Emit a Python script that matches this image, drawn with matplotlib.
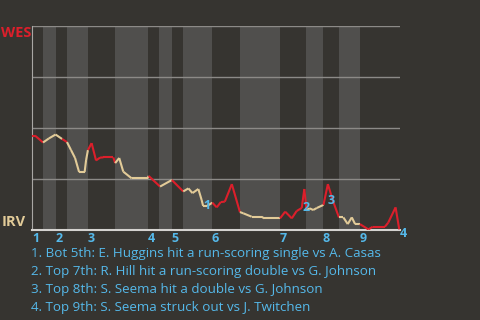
import matplotlib
matplotlib.use("Agg")
import matplotlib.pyplot as plt

# game progress (0-100) and WES win probability (%)
progress = [0, 0.8, 3.0, 4.6, 6.4, 8.2, 9.5, 10.6, 11.7, 12.8, 14.3, 14.7, 15.2,
            16.2, 17.4, 18.5, 19.4, 22.1, 22.6, 23.7, 24.8, 27.1, 31.4, 31.7,
            34.8, 38.0, 41.1, 42.5, 43.6, 45.2, 46.1, 46.5, 47.6, 49.0, 50.2,
            51.3, 52.4, 54.3, 56.5, 57.4, 59.7, 62.4, 63.1, 67.4, 68.8, 70.6,
            71.9, 73.3, 74.0, 74.6, 75.5, 76.4, 77.4, 79.2, 80.4, 81.7, 83.4,
            84.6, 85.8, 86.9, 87.8, 89.1, 91.4, 92.6, 95.9, 96.8, 98.8, 99.8]
wes_wp = [46.3, 46.3, 42.9, 44.9, 46.8, 44.6, 43.1, 39.2, 35.3, 28.4, 28.4, 34.3,
          39.2, 42.6, 34.1, 35.5, 35.6, 35.6, 32.8, 35.3, 28.6, 25.3, 25.3, 26.5,
          21.3, 24.5, 18.9, 20.4, 18.1, 20.1, 14.7, 11.8, 11.8, 13.4, 11.1, 13.7,
          13.9, 22.5, 8.8, 8.2, 6.5, 6.5, 5.7, 5.7, 9.0, 5.7, 9.3, 10.8, 20.1,
          9.8, 10.6, 9.8, 10.8, 12.3, 22.5, 14.7, 6.2, 6.2, 2.9, 6.2, 2.9, 2.9,
          0.3, 1.6, 1.6, 3.6, 11.1, 0.3]

# where each half inning starts
top_starts = [0, 6.5, 15.2, 31.5, 38, 48.9, 67.4, 79, 89]
bot_starts = [3, 9.5, 22.6, 34.5, 41, 56.5, 74.5, 83.4]
game_end = 100
innings = [str(i) for i in range(1, 10)]

# key plays: index into the series, label offset in points
play_idx = [32, 49, 55, 67]
play_off = [(0, 0), (-0.5, 2), (-1.2, -0.6), (3, -3)]
plays = [
    "1. Bot 5th: E. Huggins hit a run-scoring single vs A. Casas",
    "2. Top 7th: R. Hill hit a run-scoring double vs G. Johnson",
    "3. Top 8th: S. Seema hit a double vs G. Johnson",
    "4. Top 9th: S. Seema struck out vs J. Twitchen",
]

bg = "#363430"
band = "#504f4d"
red = "#dc1f2b"
tan = "#e2cb98"
blue = "#55b9ea"

plt.rcParams['font.family'] = ['Open Sans', 'DejaVu Sans']

fig = plt.figure(figsize=(4.8, 3.2), dpi=100, facecolor=bg)
ax = fig.add_axes([32 / 480, 90 / 320, 368 / 480, 204 / 320])
ax.set_facecolor(bg)

# shade bottom halves
for i, b in enumerate(bot_starts):
    ax.axvspan(b, top_starts[i + 1], color=band, lw=0, zorder=0)

for v in [25, 50, 75, 100]:
    ax.axhline(v, color="#8c8a87", lw=1, zorder=1)

# colour each segment by the batting team
for i in range(len(progress) - 1):
    x0 = progress[i]
    last_top = max(t for t in top_starts if t <= x0)
    last_bot = max([b for b in bot_starts if b <= x0], default=-1)
    c = red if last_top > last_bot else tan
    ax.plot(progress[i:i + 2], wes_wp[i:i + 2], color=c, lw=1.5,
            solid_capstyle='butt', zorder=3)

for k, i in enumerate(play_idx):
    ax.annotate(str(k + 1), (progress[i], wes_wp[i]), xytext=play_off[k],
                textcoords='offset points', ha='center', va='center',
                color=blue, fontsize=9, fontweight='bold', zorder=4)

ax.set_xlim(0, game_end)
ax.set_ylim(0, 100)
ax.set_xticks([])
ax.set_yticks([])
for s in ['top', 'right']:
    ax.spines[s].set_visible(False)
ax.spines['left'].set_color("#a9a7a4")
ax.spines['bottom'].set_color("#d4d2cf")
ax.spines['bottom'].set_linewidth(1.5)

for t, lab in zip(top_starts, innings):
    ax.text(t, -4, lab, ha='left', va='center', color=blue,
            fontsize=9, fontweight='bold', transform=ax.transData, clip_on=False)

fig.text(1 / 480, 1 - 33 / 320, "WES", color=red, fontsize=10.5,
         fontweight='bold', va='center', ha='left')
fig.text(2 / 480, 1 - 222 / 320, "IRV", color=tan, fontsize=10.5,
         fontweight='bold', va='center', ha='left')

for j, p in enumerate(plays):
    fig.text(31 / 480, 1 - (254 + 18 * j) / 320, p, color=blue, fontsize=9.6,
             va='center', ha='left')

fig.savefig("out.png", dpi=100, facecolor=bg)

----------

From the top of the listing above, repeat each line exactly until you reach the line containing "import matplotlib.pyplot as plt", and repeat that one too. Leave the pictures out.

- _Final answer_
Emit a Python script that matches this image, drawn with matplotlib.
import matplotlib
matplotlib.use("Agg")
import matplotlib.pyplot as plt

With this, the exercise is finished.